Scaling the use of deadwood for conversion to clean energy doesn’t come without risk. While Kore handles the production of clean energy and biochar through pyrolysis, the inputs are provided by contractors. This leaves the harvesting side open to abuse by those entities. 

“I think there's potentially a shadow side of it, as well,” Shields said. “Most of these contracts to manage the forest go to paper companies and logging companies. And you hope that they choose the dead and decaying ones, right? That's what we want to make sure [of], and that it's not an opportunity for them to … take other trees.” 

Clear-cutting healthy trees, or including them in the feedstock, in the name of profit could override the benefits of forest-based pyrolysis. “Those that have the best interests of the natural world at heart, they have to have a seat at the table to make sure that doesn’t happen,” he said.

Partnerships with Indigenous communities, such as Kore’s collaboration with the Tule River Tribe, are therefore ideal. But the company is not able to control who forest management contracts are given to. 

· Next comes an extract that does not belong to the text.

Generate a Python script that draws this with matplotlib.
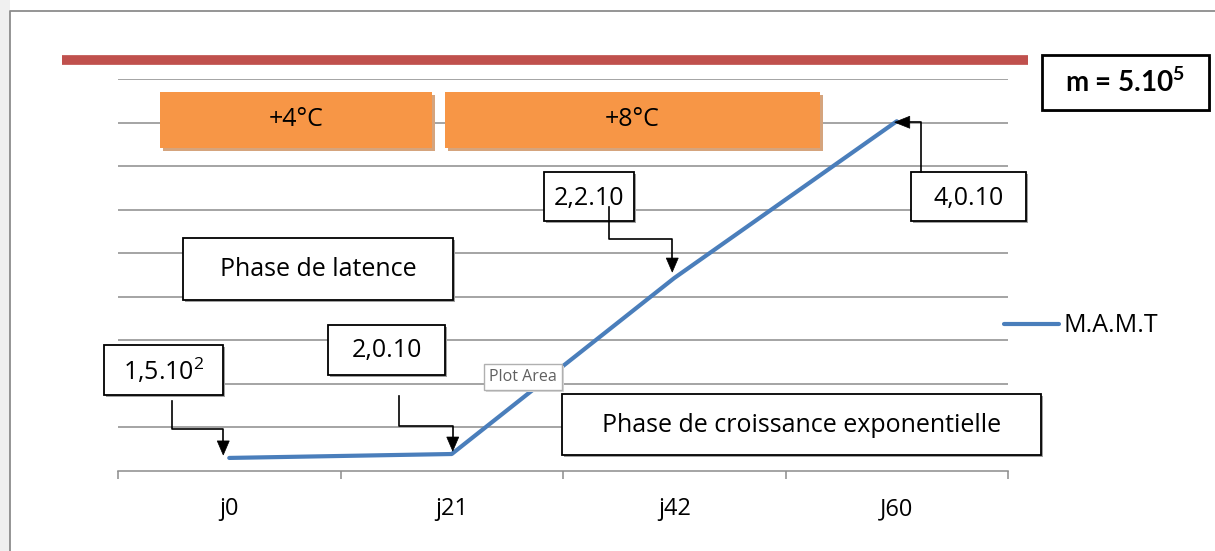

AI’s appetite for energy could spur clean energy tech

With data centers expected to require 160 percent more electricity in 2030 than they do today, the AI boom is threatening to cause a surge in energy use. Without enough clean energy options, this will likely lead to an increased reliance on fossil fuels, undermining global goals for decarbonization.

But Shields is optimistic that the tech industry will be a boon for carbon negative options like pyrolysis. “Their search for clean energy for AI, which is a fascinating turn of events, I think will actually accelerate technological solutions,” he said.

As such a solution, pyrolysis comes with the added benefits of keeping waste out of landfills and potentially protecting forests from wildfires. And unlike wind and solar, the fuels that are produced aren’t intermittent, which is a huge challenge for the energy transition, Shields said. “Overlap between profit and planet is so important for the development of these types of technologies."